Tuesday, April 10, 2012
Mutambara: Natural resources important in debt reduction
Posted by By Brett Mashingaidze at 9 April, at 01 : 17 AM
ZIMBABWE can leverage its natural resources to settle its debt and harness development if it carefully enters into deals with foreign firms, Deputy Prime Minister Mutambara has said.
Addressing a seminar on “Debt, diamonds and development in Zimbabwe,” in Harare last week, DPM Mutambara said one “good” deal could offset the country’s sovereign debt of US$9,1 billion. However, Zimbabwe is losing billions of dollars in “bad” mining deals and Government will soon revisit these transactions.
Mutambara said big foreign mining companies were not declaring the value of the unmined assets, whose value could help in debt reduction.
This, he said, was prejudicing the country.
He said iron ore miner Essar of India had not declared the US$20 billion asset as it entered into a deal with Government, while Zimplats also made no mention of US$4 billion worth of unmined platinum.

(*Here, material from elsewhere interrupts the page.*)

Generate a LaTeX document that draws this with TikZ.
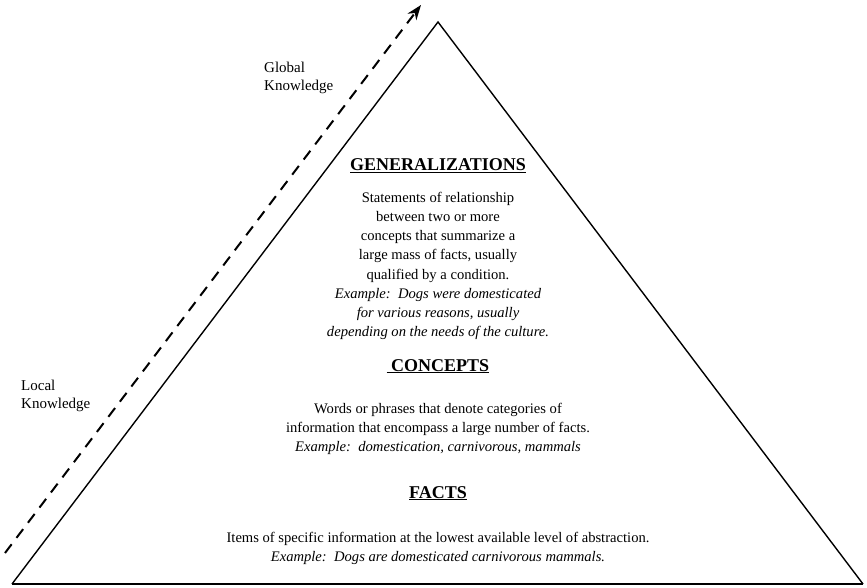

The deputy premier also gave an example of diamond concern, the Diamond Mining Company, which did not declare the value of the US$500 million and went on to recoup its US$43 million investments in two transactions.
“This is a case against mining laws obtaining in most African countries, we as deal makers and our systems of investment,” he said.
Zimbabwe, Mutambara said, must now take steps to know the value of its assets and enter deals with open eyes.
“Zimbabwe’s mineralisation or geology must be quantified for all minerals,” he said. “Valuation of these assets must be done and capacity must be built in an internal team to advise on deals with investors.
“Alternatively, independent consultants must be hired to advise on deals and they must be paid in cash.
“What is the point of not paying a million dollars for a deal worth billions?”
Mutambara called for amendments to the Mines and Mining Development Act, which should entail the right to mining as linked to payment for the value of the unmined asset, the decriminalisation of informal miners and the enactment of a new Diamond Act.
He emphasised the need to know the value of claims saying the country gets capital for development and investors have a sense of reasonable quantum to inject.
“We must review all existing mining contracts, align them with this new thinking and indigenisation and change or create necessary laws, Statutes and instruments,” he said.
Meanwhile, Prof Mutambara said Zimplats should pay Zimbabwe US$3.5 billion for the platinum resource the mining giant got “for free” and whose US$4 billion value it did not declare.